Stated goal
Print the listing as it stands, omitting all images.

Given information
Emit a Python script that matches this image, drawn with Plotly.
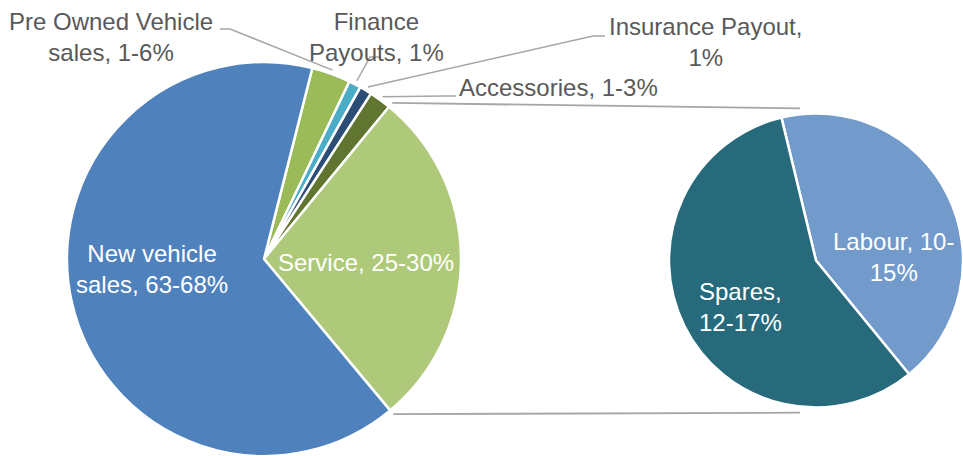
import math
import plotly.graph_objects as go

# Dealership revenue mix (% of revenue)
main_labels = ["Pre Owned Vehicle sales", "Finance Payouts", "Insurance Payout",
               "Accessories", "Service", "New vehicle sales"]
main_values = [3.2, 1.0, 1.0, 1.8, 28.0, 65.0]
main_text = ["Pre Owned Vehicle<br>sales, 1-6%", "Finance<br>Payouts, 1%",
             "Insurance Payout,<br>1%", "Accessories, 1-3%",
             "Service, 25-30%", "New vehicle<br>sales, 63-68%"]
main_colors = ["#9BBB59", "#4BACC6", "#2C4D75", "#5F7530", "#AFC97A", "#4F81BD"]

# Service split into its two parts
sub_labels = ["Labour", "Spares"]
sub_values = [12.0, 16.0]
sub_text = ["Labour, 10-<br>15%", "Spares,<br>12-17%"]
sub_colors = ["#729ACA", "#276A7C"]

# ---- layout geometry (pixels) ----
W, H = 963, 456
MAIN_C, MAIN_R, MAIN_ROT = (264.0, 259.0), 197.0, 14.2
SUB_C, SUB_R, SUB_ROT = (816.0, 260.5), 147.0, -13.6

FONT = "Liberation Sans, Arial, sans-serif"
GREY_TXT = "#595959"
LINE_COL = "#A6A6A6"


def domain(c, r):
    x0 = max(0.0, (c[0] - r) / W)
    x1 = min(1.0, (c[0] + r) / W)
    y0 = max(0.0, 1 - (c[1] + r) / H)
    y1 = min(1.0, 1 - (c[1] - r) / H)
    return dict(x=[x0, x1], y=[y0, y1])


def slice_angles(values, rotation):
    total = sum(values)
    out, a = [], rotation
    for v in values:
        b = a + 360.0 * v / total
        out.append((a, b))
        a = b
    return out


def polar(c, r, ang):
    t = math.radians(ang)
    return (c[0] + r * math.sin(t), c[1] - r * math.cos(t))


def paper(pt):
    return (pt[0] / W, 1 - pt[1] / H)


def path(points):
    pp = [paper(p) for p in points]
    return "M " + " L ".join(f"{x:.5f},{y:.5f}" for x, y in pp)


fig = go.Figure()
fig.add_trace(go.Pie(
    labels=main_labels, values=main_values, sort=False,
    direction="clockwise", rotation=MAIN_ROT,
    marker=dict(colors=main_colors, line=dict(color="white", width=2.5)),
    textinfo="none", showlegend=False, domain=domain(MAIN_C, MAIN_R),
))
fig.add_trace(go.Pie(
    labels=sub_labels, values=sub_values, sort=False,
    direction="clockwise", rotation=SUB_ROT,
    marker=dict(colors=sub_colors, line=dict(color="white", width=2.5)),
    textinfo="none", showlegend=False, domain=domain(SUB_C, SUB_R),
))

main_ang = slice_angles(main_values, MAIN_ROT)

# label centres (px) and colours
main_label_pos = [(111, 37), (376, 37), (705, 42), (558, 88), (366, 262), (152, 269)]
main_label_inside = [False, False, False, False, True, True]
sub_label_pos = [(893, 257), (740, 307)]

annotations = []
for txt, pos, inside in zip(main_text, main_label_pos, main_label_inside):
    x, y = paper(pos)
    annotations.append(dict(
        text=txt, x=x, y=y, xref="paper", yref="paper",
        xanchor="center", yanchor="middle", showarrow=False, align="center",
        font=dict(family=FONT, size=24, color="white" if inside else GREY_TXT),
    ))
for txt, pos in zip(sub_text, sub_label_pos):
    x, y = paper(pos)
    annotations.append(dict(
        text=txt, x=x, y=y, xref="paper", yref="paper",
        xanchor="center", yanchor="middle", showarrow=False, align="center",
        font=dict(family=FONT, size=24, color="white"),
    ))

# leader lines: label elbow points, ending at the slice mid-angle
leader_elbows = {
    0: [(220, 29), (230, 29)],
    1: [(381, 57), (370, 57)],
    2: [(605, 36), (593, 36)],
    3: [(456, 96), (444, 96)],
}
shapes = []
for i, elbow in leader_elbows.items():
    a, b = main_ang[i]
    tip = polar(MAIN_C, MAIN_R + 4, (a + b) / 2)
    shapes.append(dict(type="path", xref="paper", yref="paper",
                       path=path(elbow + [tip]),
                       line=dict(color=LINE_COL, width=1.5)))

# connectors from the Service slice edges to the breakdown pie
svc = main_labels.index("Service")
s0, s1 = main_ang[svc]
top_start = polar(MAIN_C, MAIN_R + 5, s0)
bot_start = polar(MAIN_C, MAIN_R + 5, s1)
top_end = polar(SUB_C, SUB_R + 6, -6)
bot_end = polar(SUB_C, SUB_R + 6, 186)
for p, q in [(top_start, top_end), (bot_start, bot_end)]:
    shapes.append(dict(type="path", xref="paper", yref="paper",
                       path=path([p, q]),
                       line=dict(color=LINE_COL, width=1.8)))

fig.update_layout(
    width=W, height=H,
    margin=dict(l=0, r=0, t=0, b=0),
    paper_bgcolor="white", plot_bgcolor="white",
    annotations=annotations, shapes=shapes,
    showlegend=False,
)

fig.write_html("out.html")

Answer for the task
Emit a Python script that matches this image, drawn with Plotly.
import math
import plotly.graph_objects as go

# Dealership revenue mix (% of revenue)
main_labels = ["Pre Owned Vehicle sales", "Finance Payouts", "Insurance Payout",
               "Accessories", "Service", "New vehicle sales"]
main_values = [3.2, 1.0, 1.0, 1.8, 28.0, 65.0]
main_text = ["Pre Owned Vehicle<br>sales, 1-6%", "Finance<br>Payouts, 1%",
             "Insurance Payout,<br>1%", "Accessories, 1-3%",
             "Service, 25-30%", "New vehicle<br>sales, 63-68%"]
main_colors = ["#9BBB59", "#4BACC6", "#2C4D75", "#5F7530", "#AFC97A", "#4F81BD"]

# Service split into its two parts
sub_labels = ["Labour", "Spares"]
sub_values = [12.0, 16.0]
sub_text = ["Labour, 10-<br>15%", "Spares,<br>12-17%"]
sub_colors = ["#729ACA", "#276A7C"]

# ---- layout geometry (pixels) ----
W, H = 963, 456
MAIN_C, MAIN_R, MAIN_ROT = (264.0, 259.0), 197.0, 14.2
SUB_C, SUB_R, SUB_ROT = (816.0, 260.5), 147.0, -13.6

FONT = "Liberation Sans, Arial, sans-serif"
GREY_TXT = "#595959"
LINE_COL = "#A6A6A6"


def domain(c, r):
    x0 = max(0.0, (c[0] - r) / W)
    x1 = min(1.0, (c[0] + r) / W)
    y0 = max(0.0, 1 - (c[1] + r) / H)
    y1 = min(1.0, 1 - (c[1] - r) / H)
    return dict(x=[x0, x1], y=[y0, y1])


def slice_angles(values, rotation):
    total = sum(values)
    out, a = [], rotation
    for v in values:
        b = a + 360.0 * v / total
        out.append((a, b))
        a = b
    return out


def polar(c, r, ang):
    t = math.radians(ang)
    return (c[0] + r * math.sin(t), c[1] - r * math.cos(t))


def paper(pt):
    return (pt[0] / W, 1 - pt[1] / H)


def path(points):
    pp = [paper(p) for p in points]
    return "M " + " L ".join(f"{x:.5f},{y:.5f}" for x, y in pp)


fig = go.Figure()
fig.add_trace(go.Pie(
    labels=main_labels, values=main_values, sort=False,
    direction="clockwise", rotation=MAIN_ROT,
    marker=dict(colors=main_colors, line=dict(color="white", width=2.5)),
    textinfo="none", showlegend=False, domain=domain(MAIN_C, MAIN_R),
))
fig.add_trace(go.Pie(
    labels=sub_labels, values=sub_values, sort=False,
    direction="clockwise", rotation=SUB_ROT,
    marker=dict(colors=sub_colors, line=dict(color="white", width=2.5)),
    textinfo="none", showlegend=False, domain=domain(SUB_C, SUB_R),
))

main_ang = slice_angles(main_values, MAIN_ROT)

# label centres (px) and colours
main_label_pos = [(111, 37), (376, 37), (705, 42), (558, 88), (366, 262), (152, 269)]
main_label_inside = [False, False, False, False, True, True]
sub_label_pos = [(893, 257), (740, 307)]

annotations = []
for txt, pos, inside in zip(main_text, main_label_pos, main_label_inside):
    x, y = paper(pos)
    annotations.append(dict(
        text=txt, x=x, y=y, xref="paper", yref="paper",
        xanchor="center", yanchor="middle", showarrow=False, align="center",
        font=dict(family=FONT, size=24, color="white" if inside else GREY_TXT),
    ))
for txt, pos in zip(sub_text, sub_label_pos):
    x, y = paper(pos)
    annotations.append(dict(
        text=txt, x=x, y=y, xref="paper", yref="paper",
        xanchor="center", yanchor="middle", showarrow=False, align="center",
        font=dict(family=FONT, size=24, color="white"),
    ))

# leader lines: label elbow points, ending at the slice mid-angle
leader_elbows = {
    0: [(220, 29), (230, 29)],
    1: [(381, 57), (370, 57)],
    2: [(605, 36), (593, 36)],
    3: [(456, 96), (444, 96)],
}
shapes = []
for i, elbow in leader_elbows.items():
    a, b = main_ang[i]
    tip = polar(MAIN_C, MAIN_R + 4, (a + b) / 2)
    shapes.append(dict(type="path", xref="paper", yref="paper",
                       path=path(elbow + [tip]),
                       line=dict(color=LINE_COL, width=1.5)))

# connectors from the Service slice edges to the breakdown pie
svc = main_labels.index("Service")
s0, s1 = main_ang[svc]
top_start = polar(MAIN_C, MAIN_R + 5, s0)
bot_start = polar(MAIN_C, MAIN_R + 5, s1)
top_end = polar(SUB_C, SUB_R + 6, -6)
bot_end = polar(SUB_C, SUB_R + 6, 186)
for p, q in [(top_start, top_end), (bot_start, bot_end)]:
    shapes.append(dict(type="path", xref="paper", yref="paper",
                       path=path([p, q]),
                       line=dict(color=LINE_COL, width=1.8)))

fig.update_layout(
    width=W, height=H,
    margin=dict(l=0, r=0, t=0, b=0),
    paper_bgcolor="white", plot_bgcolor="white",
    annotations=annotations, shapes=shapes,
    showlegend=False,
)

fig.write_html("out.html")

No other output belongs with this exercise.